Mutable Borrowing Example

Now, let’s see mutable borrowing in action:

fn main() {
    let mut s = String::from("Hello");
    let r = &mut s; // Mutable borrow

    r.push_str(", Rust!"); // Modify through mutable reference
    println!("{}", r); // Valid
}

In this example, s is borrowed mutably, allowing us to modify its contents. However, note that we cannot have any immutable references while a mutable reference exists.
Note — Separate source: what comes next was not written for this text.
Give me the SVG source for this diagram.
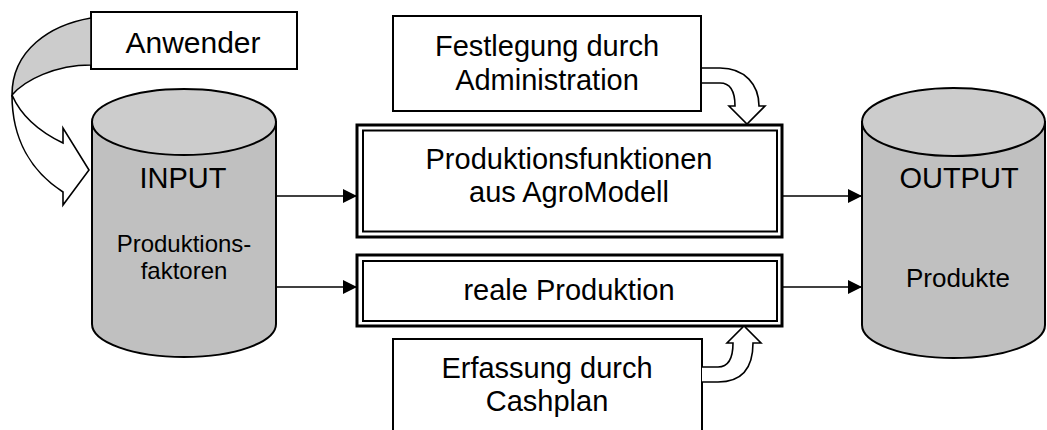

Lifetimes: Ensuring Valid References

Lifetimes are a way for Rust to track how long references are valid. They prevent dangling references by enforcing strict rules about how long a reference can be used. Let's explore a simple lifetime example:

fn longest<'a>(s1: &'a str, s2: &'a str) -> &'a str {
    if s1.len() > s2.len() {
        s1
    } else {
        s2
    }
}

fn main() {
    let str1 = String::from("Hello");
    let str2 = String::from("World!");

    let result = longest(&str1, &str2);
    println!("The longest string is: {}", result);
}

Here, the function longest takes two string slices with the same lifetime 'a and returns a reference that also has the same lifetime. This ensures that the returned reference is valid as long as the inputs are valid.

Use Cases for Ownership and Borrowing

1. Memory Safety: By enforcing ownership rules at compile time, Rust eliminates many common memory issues.
2. Concurrency: Rust’s ownership model allows for safe concurrent programming by ensuring that mutable state cannot be accessed simultaneously.
3. Performance: With no garbage collector, Rust achieves high performance, making it suitable for systems programming.
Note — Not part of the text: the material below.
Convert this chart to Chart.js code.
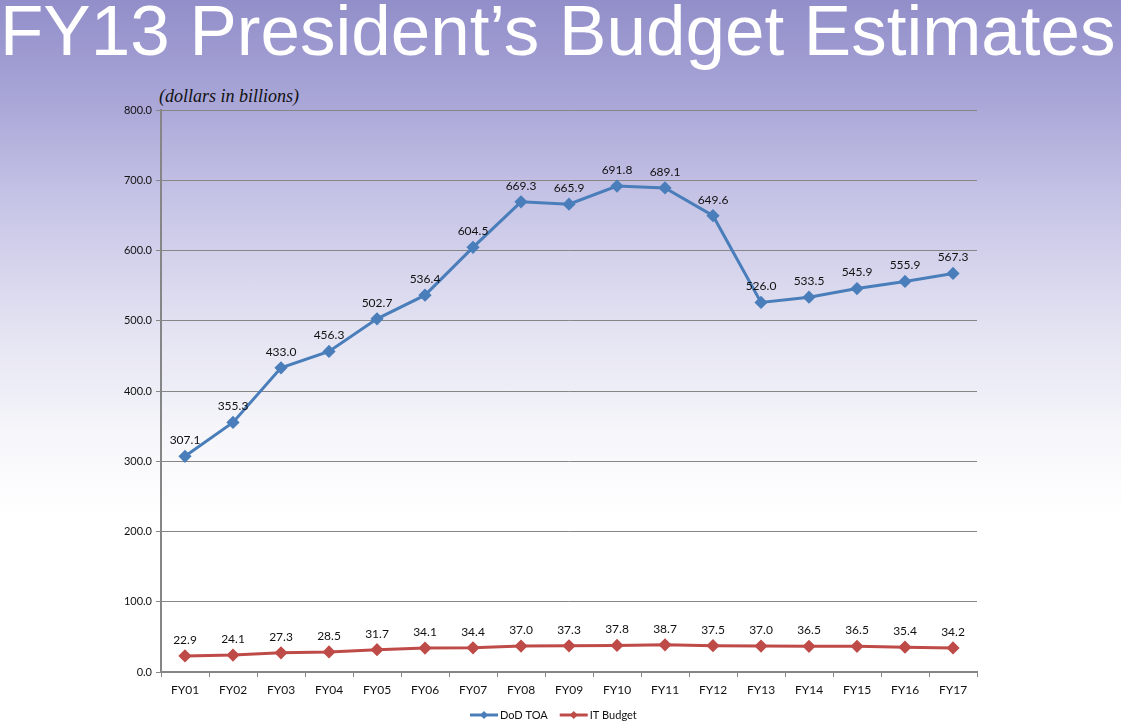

Best Practices for Ownership and Borrowing

• Prefer Borrowing: Use borrowing instead of ownership transfer when possible to avoid unnecessary data copying.
• Keep Lifetimes Simple: Start with simple lifetime annotations and gradually introduce complexity as needed.
• Use Arc and Rc for Shared Ownership: When you need to share ownership, consider using Arc (atomic reference counting) or Rc (non-thread-safe reference counting).
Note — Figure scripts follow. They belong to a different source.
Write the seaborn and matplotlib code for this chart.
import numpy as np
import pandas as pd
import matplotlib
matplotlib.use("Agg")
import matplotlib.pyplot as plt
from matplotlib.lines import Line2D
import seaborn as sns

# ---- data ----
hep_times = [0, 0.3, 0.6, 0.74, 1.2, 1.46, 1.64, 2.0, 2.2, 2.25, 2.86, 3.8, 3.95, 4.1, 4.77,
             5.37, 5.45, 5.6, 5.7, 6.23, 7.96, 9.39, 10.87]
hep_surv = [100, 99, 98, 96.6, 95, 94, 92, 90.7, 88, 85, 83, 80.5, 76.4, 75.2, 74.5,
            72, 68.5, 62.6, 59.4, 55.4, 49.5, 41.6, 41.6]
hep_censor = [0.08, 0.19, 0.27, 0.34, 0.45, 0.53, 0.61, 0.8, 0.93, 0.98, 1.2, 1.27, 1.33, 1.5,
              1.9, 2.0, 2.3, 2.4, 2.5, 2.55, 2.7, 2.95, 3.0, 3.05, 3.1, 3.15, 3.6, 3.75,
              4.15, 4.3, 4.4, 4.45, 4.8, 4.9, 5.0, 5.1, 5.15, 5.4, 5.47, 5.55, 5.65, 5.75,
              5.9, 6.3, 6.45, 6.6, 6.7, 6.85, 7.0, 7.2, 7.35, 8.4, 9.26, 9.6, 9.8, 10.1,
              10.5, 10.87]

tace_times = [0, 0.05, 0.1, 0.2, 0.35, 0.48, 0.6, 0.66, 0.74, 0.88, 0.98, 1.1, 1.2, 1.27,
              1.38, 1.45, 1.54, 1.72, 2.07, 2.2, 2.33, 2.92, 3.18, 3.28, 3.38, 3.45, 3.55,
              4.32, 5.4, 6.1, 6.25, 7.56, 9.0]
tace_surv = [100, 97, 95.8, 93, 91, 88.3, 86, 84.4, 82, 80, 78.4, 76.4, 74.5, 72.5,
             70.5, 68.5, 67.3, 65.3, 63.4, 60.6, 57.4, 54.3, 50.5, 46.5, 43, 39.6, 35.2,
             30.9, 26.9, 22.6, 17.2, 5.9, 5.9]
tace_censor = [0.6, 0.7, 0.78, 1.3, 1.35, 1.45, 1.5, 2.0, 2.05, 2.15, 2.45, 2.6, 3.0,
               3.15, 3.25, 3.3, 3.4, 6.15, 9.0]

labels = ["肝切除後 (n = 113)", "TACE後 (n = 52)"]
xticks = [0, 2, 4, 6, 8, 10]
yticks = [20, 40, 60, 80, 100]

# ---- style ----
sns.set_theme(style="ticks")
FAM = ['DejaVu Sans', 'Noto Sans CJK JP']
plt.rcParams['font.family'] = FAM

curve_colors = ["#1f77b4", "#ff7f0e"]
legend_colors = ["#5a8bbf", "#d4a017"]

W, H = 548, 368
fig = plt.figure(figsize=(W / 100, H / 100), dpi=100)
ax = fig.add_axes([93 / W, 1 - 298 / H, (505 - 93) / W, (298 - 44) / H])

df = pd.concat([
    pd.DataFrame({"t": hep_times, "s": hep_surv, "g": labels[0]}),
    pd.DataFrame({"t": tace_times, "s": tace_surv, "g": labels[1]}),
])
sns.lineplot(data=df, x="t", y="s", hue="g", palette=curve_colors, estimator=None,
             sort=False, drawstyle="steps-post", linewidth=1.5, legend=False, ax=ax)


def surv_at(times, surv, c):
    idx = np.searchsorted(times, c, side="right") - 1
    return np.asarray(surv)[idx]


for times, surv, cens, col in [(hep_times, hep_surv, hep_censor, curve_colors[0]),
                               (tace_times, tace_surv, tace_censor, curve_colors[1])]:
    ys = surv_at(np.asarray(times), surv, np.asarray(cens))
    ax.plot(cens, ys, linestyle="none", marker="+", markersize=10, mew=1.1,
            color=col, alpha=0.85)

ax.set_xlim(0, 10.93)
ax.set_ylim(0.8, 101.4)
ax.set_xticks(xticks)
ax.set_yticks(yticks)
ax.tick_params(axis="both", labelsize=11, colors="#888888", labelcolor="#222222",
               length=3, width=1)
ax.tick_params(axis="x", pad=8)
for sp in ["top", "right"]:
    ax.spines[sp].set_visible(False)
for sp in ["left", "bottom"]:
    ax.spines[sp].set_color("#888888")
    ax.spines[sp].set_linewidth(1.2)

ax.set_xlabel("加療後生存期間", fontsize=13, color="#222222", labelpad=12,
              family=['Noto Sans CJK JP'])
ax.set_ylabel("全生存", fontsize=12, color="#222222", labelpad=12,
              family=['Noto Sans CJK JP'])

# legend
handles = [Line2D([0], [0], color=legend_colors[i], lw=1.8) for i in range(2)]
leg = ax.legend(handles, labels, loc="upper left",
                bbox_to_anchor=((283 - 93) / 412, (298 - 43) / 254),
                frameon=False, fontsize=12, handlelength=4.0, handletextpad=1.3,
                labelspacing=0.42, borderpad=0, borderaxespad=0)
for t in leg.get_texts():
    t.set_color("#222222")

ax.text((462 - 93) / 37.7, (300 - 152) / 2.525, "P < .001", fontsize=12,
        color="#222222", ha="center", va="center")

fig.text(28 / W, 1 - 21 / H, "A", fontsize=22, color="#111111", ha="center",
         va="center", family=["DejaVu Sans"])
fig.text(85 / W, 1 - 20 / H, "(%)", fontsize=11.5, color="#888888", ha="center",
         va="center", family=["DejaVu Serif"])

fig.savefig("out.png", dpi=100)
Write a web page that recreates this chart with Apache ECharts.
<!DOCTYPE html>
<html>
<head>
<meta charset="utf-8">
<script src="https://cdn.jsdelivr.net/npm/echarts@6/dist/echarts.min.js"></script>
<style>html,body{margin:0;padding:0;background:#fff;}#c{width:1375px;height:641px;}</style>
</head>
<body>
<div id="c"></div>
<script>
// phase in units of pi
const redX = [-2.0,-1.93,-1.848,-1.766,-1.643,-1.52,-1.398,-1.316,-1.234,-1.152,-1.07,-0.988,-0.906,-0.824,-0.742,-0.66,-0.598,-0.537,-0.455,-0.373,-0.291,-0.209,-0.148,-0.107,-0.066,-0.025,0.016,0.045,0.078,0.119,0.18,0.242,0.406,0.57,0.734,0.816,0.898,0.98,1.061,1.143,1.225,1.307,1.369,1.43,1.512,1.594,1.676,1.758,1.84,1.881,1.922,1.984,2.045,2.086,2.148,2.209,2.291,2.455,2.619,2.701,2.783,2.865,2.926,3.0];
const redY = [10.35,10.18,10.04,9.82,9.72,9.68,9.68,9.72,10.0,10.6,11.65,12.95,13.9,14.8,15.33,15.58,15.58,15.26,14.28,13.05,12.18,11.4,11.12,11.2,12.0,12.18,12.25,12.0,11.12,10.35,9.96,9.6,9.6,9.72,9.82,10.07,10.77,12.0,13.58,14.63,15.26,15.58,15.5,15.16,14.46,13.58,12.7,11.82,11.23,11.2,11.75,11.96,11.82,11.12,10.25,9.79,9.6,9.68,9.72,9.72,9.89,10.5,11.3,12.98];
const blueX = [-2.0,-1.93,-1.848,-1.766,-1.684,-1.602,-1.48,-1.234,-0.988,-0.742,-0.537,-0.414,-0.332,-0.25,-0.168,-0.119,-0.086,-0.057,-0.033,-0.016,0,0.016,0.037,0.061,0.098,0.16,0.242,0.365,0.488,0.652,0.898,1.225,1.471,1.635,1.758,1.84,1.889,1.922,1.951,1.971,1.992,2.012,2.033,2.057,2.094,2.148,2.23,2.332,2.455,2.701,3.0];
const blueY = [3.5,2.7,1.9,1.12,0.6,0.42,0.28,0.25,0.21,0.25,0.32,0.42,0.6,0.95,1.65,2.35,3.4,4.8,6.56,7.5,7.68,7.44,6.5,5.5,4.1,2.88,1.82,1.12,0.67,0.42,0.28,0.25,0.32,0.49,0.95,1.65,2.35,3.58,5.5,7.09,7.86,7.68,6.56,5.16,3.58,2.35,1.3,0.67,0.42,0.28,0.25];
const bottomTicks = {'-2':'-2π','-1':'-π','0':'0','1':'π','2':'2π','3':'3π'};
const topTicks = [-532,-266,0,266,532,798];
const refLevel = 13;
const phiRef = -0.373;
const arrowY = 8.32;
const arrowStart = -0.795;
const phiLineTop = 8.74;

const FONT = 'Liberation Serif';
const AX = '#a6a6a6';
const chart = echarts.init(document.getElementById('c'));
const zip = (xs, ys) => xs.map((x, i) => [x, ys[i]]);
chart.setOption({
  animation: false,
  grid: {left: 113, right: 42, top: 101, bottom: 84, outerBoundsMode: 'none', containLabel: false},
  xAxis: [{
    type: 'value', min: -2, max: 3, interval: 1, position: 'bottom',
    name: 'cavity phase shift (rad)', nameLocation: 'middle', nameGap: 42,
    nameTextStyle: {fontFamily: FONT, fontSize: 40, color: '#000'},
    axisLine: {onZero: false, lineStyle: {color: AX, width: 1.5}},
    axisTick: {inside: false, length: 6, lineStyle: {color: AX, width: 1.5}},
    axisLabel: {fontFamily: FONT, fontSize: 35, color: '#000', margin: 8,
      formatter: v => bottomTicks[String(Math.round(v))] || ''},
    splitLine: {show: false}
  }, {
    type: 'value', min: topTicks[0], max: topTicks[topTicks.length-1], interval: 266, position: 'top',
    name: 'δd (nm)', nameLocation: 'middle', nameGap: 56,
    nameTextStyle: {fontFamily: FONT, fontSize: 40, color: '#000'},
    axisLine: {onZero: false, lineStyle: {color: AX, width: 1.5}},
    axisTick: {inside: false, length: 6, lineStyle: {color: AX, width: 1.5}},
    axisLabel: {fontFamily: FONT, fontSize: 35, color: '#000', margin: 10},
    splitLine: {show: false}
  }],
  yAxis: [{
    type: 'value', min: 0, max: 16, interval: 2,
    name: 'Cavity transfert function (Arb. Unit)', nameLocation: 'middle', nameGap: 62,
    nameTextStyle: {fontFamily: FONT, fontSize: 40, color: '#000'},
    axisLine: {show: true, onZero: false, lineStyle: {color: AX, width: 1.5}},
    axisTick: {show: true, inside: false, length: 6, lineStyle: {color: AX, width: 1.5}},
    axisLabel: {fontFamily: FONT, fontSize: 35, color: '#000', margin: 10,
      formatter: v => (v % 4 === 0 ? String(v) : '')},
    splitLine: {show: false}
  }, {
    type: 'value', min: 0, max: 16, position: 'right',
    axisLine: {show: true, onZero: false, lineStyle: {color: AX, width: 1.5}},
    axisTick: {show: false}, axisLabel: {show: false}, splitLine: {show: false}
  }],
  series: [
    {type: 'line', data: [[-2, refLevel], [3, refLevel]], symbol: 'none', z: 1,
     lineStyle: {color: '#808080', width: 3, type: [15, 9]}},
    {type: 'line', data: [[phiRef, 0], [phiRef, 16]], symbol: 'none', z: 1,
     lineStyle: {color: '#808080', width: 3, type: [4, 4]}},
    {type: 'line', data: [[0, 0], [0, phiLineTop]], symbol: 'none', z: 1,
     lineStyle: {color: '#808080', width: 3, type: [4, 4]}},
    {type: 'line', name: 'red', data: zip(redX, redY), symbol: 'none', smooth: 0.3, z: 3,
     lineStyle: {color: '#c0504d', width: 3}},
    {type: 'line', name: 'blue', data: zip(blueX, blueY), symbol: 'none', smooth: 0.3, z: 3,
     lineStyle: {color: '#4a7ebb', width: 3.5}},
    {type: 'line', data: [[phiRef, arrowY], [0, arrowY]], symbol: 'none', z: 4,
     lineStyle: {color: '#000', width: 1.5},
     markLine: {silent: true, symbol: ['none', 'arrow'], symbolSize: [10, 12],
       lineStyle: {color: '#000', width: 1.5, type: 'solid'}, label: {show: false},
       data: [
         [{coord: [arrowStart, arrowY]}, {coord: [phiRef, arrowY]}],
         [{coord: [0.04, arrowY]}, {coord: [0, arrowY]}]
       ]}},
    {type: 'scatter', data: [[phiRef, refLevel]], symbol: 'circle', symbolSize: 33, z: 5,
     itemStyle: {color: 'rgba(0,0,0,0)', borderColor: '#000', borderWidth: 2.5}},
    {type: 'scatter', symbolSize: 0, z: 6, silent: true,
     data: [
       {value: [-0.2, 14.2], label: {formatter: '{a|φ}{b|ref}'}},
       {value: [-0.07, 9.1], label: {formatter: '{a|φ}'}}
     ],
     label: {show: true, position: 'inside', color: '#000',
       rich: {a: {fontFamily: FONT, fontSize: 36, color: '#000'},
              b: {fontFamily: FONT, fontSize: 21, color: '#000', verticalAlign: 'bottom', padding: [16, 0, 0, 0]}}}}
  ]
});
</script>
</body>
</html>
Troubleshooting Common Issues

• Compile-time Errors: Rust provides clear compile-time errors for ownership and borrowing issues. Pay close attention to the error messages, as they often suggest solutions.
• Borrow Checker Complaints: If the borrow checker complains about mutable and immutable references, ensure that the mutable borrow exists in a separate scope from any immutable borrows.

Conclusion

Rust’s ownership and borrowing model fundamentally changes how developers think about memory management. By enforcing strict rules around ownership, borrowing, and lifetimes, Rust provides a powerful framework for building safe, concurrent, and efficient applications. Whether you are developing systems software or high-performance applications, understanding these concepts is essential for leveraging Rust’s capabilities fully. With practice and application, you’ll find that Rust not only helps prevent memory-related bugs but also enhances your overall programming skills. Start exploring Rust today, and experience the benefits of safe memory management firsthand!